Les désagréments, toujours relatifs au Canada[51], sont donc plus sensibles à compter de la fin 1942 et au début de l’année 1943. Si la consommation d’oeufs et de produits laitiers n’est réduite que dans le but d’accroître les surplus exportables, notamment pour nourrir le Royaume-Uni et plus tard les États d’Europe libérés, le caoutchouc et les dérivés du pétrole[52] sont difficiles à trouver en raison des besoins des forces armées et de la grande industrie. Le rationnement du papier conduit à des transformations physiques des journaux et des magazines (moins de pages, typographie plus serrée…). Des produits de luxe disparaissent des circuits de consommation (vins français et italiens, parfums, haute couture…), bien qu’ils demeurent disponibles à prix fort sur un marché noir qui s’alimente de vol, de contrefaçon (alcool principalement) et de contrebande[53].

Il est vrai que pour les consommateurs, certains produits de « luxe » en sont moins que d’autres.
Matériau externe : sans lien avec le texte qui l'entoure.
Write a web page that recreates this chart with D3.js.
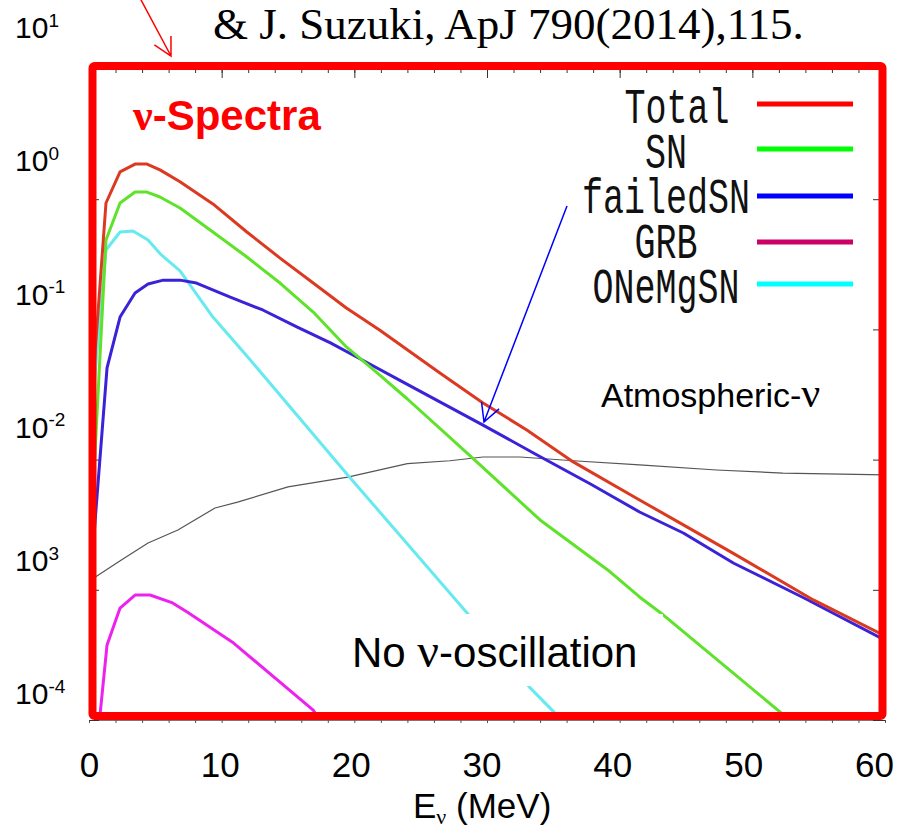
<!DOCTYPE html>
<html>
<head>
<meta charset="utf-8">
<script src="https://cdn.jsdelivr.net/npm/d3@7"></script>
<style>
  body { margin: 0; background: #fff; }
  svg { display: block; }
</style>
</head>
<body>
<svg id="chart"></svg>
<script>
// Valeurs (flux, échelle log)
const totalE    = [0.27, 1.28, 2.34, 3.47, 4.37, 5.35, 6.86, 9.34, 11.9, 14.4, 16.9, 19.4, 21.9, 26.45, 29.7, 33.0, 36.5, 41.5, 44.8, 48.5, 54.6, 60];
const totalFlux = [0.0361, 0.935, 1.62, 1.86, 1.86, 1.68, 1.36, 0.92, 0.56, 0.353, 0.227, 0.146, 0.0988, 0.0462, 0.0272, 0.0169, 0.0096, 0.0049, 0.00315, 0.00192, 0.000836, 0.000442];

const snE    = [0.27, 1.28, 2.34, 3.47, 4.37, 5.35, 6.86, 9.34, 11.9, 14.4, 16.9, 19.4, 21.9, 24.0, 28.9, 34.0, 39.1, 41.5, 43.3, 52.1, 53.0];
const snFlux = [0.0049, 0.486, 0.935, 1.135, 1.135, 1.04, 0.855, 0.56, 0.36, 0.227, 0.136, 0.0733, 0.0447, 0.0292, 0.0103, 0.00344, 0.00142, 0.000881, 0.00064, 0.000115, 0.0000931];

const failedE    = [0.3, 1.36, 2.34, 3.47, 4.45, 5.6, 6.86, 8.1, 10.6, 13.1, 15.7, 18.2, 20.6, 23.4, 29.7, 33.5, 37.8, 41.5, 44.8, 48.6, 53.9, 60];
const failedFlux = [0.00209, 0.0506, 0.1245, 0.1905, 0.223, 0.239, 0.239, 0.227, 0.1775, 0.141, 0.1042, 0.0787, 0.0582, 0.0408, 0.0184, 0.01125, 0.0065, 0.00396, 0.00273, 0.0016, 0.000865, 0.000411];

const grbE    = [0.6, 1.36, 2.34, 3.47, 4.6, 6.3, 7.4, 10.9, 16.9, 17.6];
const grbFlux = [0.000064, 0.000377, 0.000724, 0.000912, 0.000912, 0.000793, 0.000675, 0.00039, 0.000119, 0.0000931];

const onemgE    = [0.27, 1.28, 2.34, 3.32, 4.45, 5.43, 6.86, 9.34, 11.9, 19.5, 28.5, 33.2, 35.2, 36.0];
const onemgFlux = [0.0277, 0.407, 0.56, 0.57, 0.486, 0.375, 0.282, 0.1245, 0.0625, 0.00762, 0.000664, 0.000179, 0.000111, 0.000088];

const atmE    = [0.2, 0.45, 2.41, 4.45, 6.7, 9.5, 11.2, 15.0, 19.5, 24.0, 27.2, 29.7, 32.5, 36.5, 41.5, 47.3, 52.3, 60];
const atmFlux = [0.00123, 0.00125, 0.00169, 0.00229, 0.00288, 0.00425, 0.00472, 0.00617, 0.00734, 0.0093, 0.0098, 0.01047, 0.01047, 0.0098, 0.0091, 0.00832, 0.00788, 0.00762];

const legendNames = ["Total", "SN", "failedSN", "GRB", "ONeMgSN"];
const xTickValues = [0, 10, 20, 30, 40, 50, 60];
const yLabelValues = [10, 1, 0.1, 0.01, 0.001, 0.0001];
const yLabelExp = ["1", "0", "-1", "-2", "3", "-4"];   // comme sur l'image

const width = 898, height = 827;
const svg = d3.select("#chart").attr("width", width).attr("height", height);
svg.append("rect").attr("width", width).attr("height", height).attr("fill", "#fff");

const x = d3.scaleLinear().domain([0, 60]).range([89, 885]);
const y = d3.scaleLog().domain([1e-4, 10]).range([720, 69]);
// les étiquettes des axes sont posées par-dessus la figure, un peu décalées
const xLab = d3.scaleLinear().domain([0, 60]).range([89, 874]);
const yLab = d3.scaleLog().domain([1e-4, 10]).range([694, 28]);

const sans = "'Liberation Sans', Arial, sans-serif";
const serif = "'Liberation Serif', 'Times New Roman', serif";

// graduations internes
function styleTicks(g) {
  g.select(".domain").remove();
  g.selectAll(".tick line").attr("stroke", "#333").attr("stroke-width", 1);
  g.selectAll(".tick text").remove();
}
const minorX = d3.range(0, 61, 2);
const minorY = [];
for (let e = -4; e < 1; e++) for (let k = 2; k < 10; k++) minorY.push(k * Math.pow(10, e));

svg.append("g").attr("transform", "translate(0,69)")
  .call(d3.axisBottom(x).tickValues(minorX).tickSize(4)).call(styleTicks);
svg.append("g").attr("transform", "translate(0,69)")
  .call(d3.axisBottom(x).tickValues(xTickValues).tickSize(9)).call(styleTicks);
svg.append("g").attr("transform", "translate(0,720)")
  .call(d3.axisBottom(x).tickValues(minorX).tickSize(3))
  .call(g => { g.select(".domain").attr("stroke", "#777"); g.selectAll(".tick line").attr("stroke", "#555"); g.selectAll(".tick text").remove(); });
svg.append("g").attr("transform", "translate(89,0)")
  .call(d3.axisRight(y).tickValues(yLabelValues).tickSize(10)).call(styleTicks);
svg.append("g").attr("transform", "translate(885,0)")
  .call(d3.axisLeft(y).tickValues(yLabelValues).tickSize(12)).call(styleTicks);
svg.append("g").attr("transform", "translate(885,0)")
  .call(d3.axisLeft(y).tickValues(minorY).tickSize(6)).call(styleTicks);

// courbes
svg.append("clipPath").attr("id", "plot-clip")
  .append("rect").attr("x", 89).attr("y", 69).attr("width", 796).attr("height", 651);

const line = d3.line().x(d => x(d[0])).y(d => y(d[1]));
const series = [
  { e: atmE, f: atmFlux, color: "#555555", w: 1.2 },
  { e: grbE, f: grbFlux, color: "#ee22ee", w: 3 },
  { e: onemgE, f: onemgFlux, color: "#66eaf0", w: 3 },
  { e: failedE, f: failedFlux, color: "#3a22d8", w: 3 },
  { e: snE, f: snFlux, color: "#5ee22a", w: 3 },
  { e: totalE, f: totalFlux, color: "#dc3a20", w: 3 }
];
const plot = svg.append("g").attr("clip-path", "url(#plot-clip)");
plot.selectAll("path")
  .data(series)
  .join("path")
  .attr("d", s => line(s.e.map((v, i) => [v, s.f[i]])))
  .attr("fill", "none")
  .attr("stroke", s => s.color)
  .attr("stroke-width", s => s.w)
  .attr("stroke-linejoin", "round");

// légende
const legendColors = ["#ff0000", "#00ff00", "#0000ff", "#cc0066", "#00ffff"];
const legendTextY = [123, 168, 213, 258, 303];
const legendLineY = [104, 149, 196, 242, 284];
const legendShift = [11, 0, 0, 0, 0];
const legend = svg.append("g");
legendNames.forEach((name, i) => {
  legend.append("text")
    .attr("transform", `translate(${666 + legendShift[i]},${legendTextY[i]}) scale(1,1.43)`)
    .attr("text-anchor", "middle")
    .attr("font-family", "'Liberation Mono', 'DejaVu Sans Mono', monospace")
    .attr("font-size", 35)
    .attr("fill", "#111")
    .text(name);
  legend.append("line")
    .attr("x1", 757).attr("x2", 853)
    .attr("y1", legendLineY[i]).attr("y2", legendLineY[i])
    .attr("stroke", legendColors[i]).attr("stroke-width", 5);
});

// boîte blanche + texte "No ν-oscillation"
svg.append("rect").attr("x", 340).attr("y", 614).attr("width", 323).attr("height", 72).attr("fill", "#fff");
const noOsc = svg.append("text").attr("x", 352).attr("y", 667)
  .attr("font-family", sans).attr("font-size", 42).attr("fill", "#000");
noOsc.append("tspan").text("No ");
noOsc.append("tspan").attr("font-family", serif).attr("font-size", 48).text("ν");
noOsc.append("tspan").text("-oscillation");

const atm = svg.append("text").attr("x", 601).attr("y", 407)
  .attr("font-family", sans).attr("font-size", 34).attr("fill", "#000");
atm.append("tspan").text("Atmospheric-");
atm.append("tspan").attr("font-family", serif).attr("font-size", 42).text("ν");

// cadre rouge
svg.append("rect")
  .attr("x", 92.5).attr("y", 66).attr("width", 790).attr("height", 650)
  .attr("fill", "none").attr("stroke", "#ff0000").attr("stroke-width", 8)
  .attr("rx", 2);

// titre
const title = svg.append("text").attr("x", 133).attr("y", 130)
  .attr("font-family", sans).attr("font-weight", "bold").attr("font-size", 42).attr("fill", "#ff0000");
title.append("tspan").attr("font-family", serif).attr("font-size", 44).text("ν");
title.append("tspan").text("-Spectra");

// référence
svg.append("text").attr("x", 213).attr("y", 39)
  .attr("font-family", serif).attr("font-size", 45).attr("fill", "#000")
  .text("& J. Suzuki, ApJ 790(2014),115.");

// étiquettes x
svg.append("g").attr("transform", "translate(0,752)")
  .call(d3.axisBottom(xLab).tickValues(xTickValues).tickSize(0).tickPadding(0).tickFormat(d3.format("d")))
  .call(g => g.select(".domain").remove())
  .call(g => g.selectAll("text").attr("font-family", sans).attr("font-size", 35).attr("fill", "#000"));

// étiquettes y (10^n)
svg.append("g").attr("transform", "translate(15,0)")
  .call(d3.axisRight(yLab).tickValues(yLabelValues).tickSize(0).tickPadding(0).tickFormat(() => ""))
  .call(g => g.select(".domain").remove())
  .call(g => g.selectAll(".tick text").each(function(d) {
    const t = d3.select(this).attr("font-family", sans).attr("font-size", 30).attr("fill", "#000")
      .attr("text-anchor", "start").attr("x", 0);
    t.append("tspan").text("10");
    t.append("tspan").attr("font-size", 19).attr("dy", "-0.6em").text(yLabelExp[yLabelValues.indexOf(d)]);
  }));

// titre de l'axe x
const xt = svg.append("text").attr("x", 413).attr("y", 818)
  .attr("font-family", sans).attr("font-size", 35).attr("fill", "#000");
xt.append("tspan").text("E");
xt.append("tspan").attr("font-family", serif).attr("font-size", 22).attr("dy", 6).text("ν");
xt.append("tspan").attr("dy", -6).text(" (MeV)");

// flèches
function arrow(x1, y1, x2, y2, color) {
  const a = Math.atan2(y1 - y2, x1 - x2), len = 20, spread = 28 * Math.PI / 180;
  const p1 = [x2 + len * Math.cos(a - spread), y2 + len * Math.sin(a - spread)];
  const p2 = [x2 + len * Math.cos(a + spread), y2 + len * Math.sin(a + spread)];
  svg.append("path")
    .attr("d", `M${x1},${y1}L${x2},${y2}M${p1[0]},${p1[1]}L${x2},${y2}L${p2[0]},${p2[1]}`)
    .attr("fill", "none").attr("stroke", color).attr("stroke-width", 1.5);
}
arrow(140, -2, 171, 56, "#ff0000");
arrow(567, 206, 484, 422, "#0000ff");
</script>
</body>
</html>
Par exemple, les bas de soie disparaissent complètement des boutiques et des grands magasins, la soie servant prioritairement à confectionner les parachutes, d’où l’étrange pratique de plusieurs femmes de dessiner la « couture » derrière leurs jambes (et parfois même de se « peinturer » complètement les jambes pour obtenir la couleur convenant à leur teint et à leur tenue) afin de donner l’illusion qu’elles portent encore des bas[54]. À la fin de la guerre, l’immense succès des bas de nylon démocratisera ce « luxe ».

Certaines restrictions sont plus gênantes pour la majorité de la population, comme celle des biens de consommation durables (automobiles, réfrigérateurs, etc., dont la production et l’importation sont suspendues[55]), celle du cuir (priorité aux fournitures militaires) et les textiles[56] et encore plus la pénurie de logement (arrêt des nouvelles constructions et retard dans les rénovations, faute de matériaux). Dans plusieurs cas, il faut recourir au marché secondaire (usagés[57]) ou s’en passer carrément. Quelquefois, le WPTB tente de soulager des pénuries plus difficiles à supporter, comme certains tricots pour femmes ou vêtements d’enfants, en spécifiant des quotas à remplir par l’industrie. De l’avis de la Commission, cette « production dirigiste » a un succès mitigé parce qu’elle interfère avec la production de guerre qui a priorité[58].

« Informer » le public

La Commission entre en régime de croisière à la fin de 1941. Avec le prolongement du conflit et la multiplication des pénuries, la question du soutien des Canadiens à ces aspects de l’effort de guerre que sont le rationnement et le prix maximum prennent de l’importance. Pour maintenir le moral sur le « front » intérieur, le WPTB emploie plusieurs stratégies.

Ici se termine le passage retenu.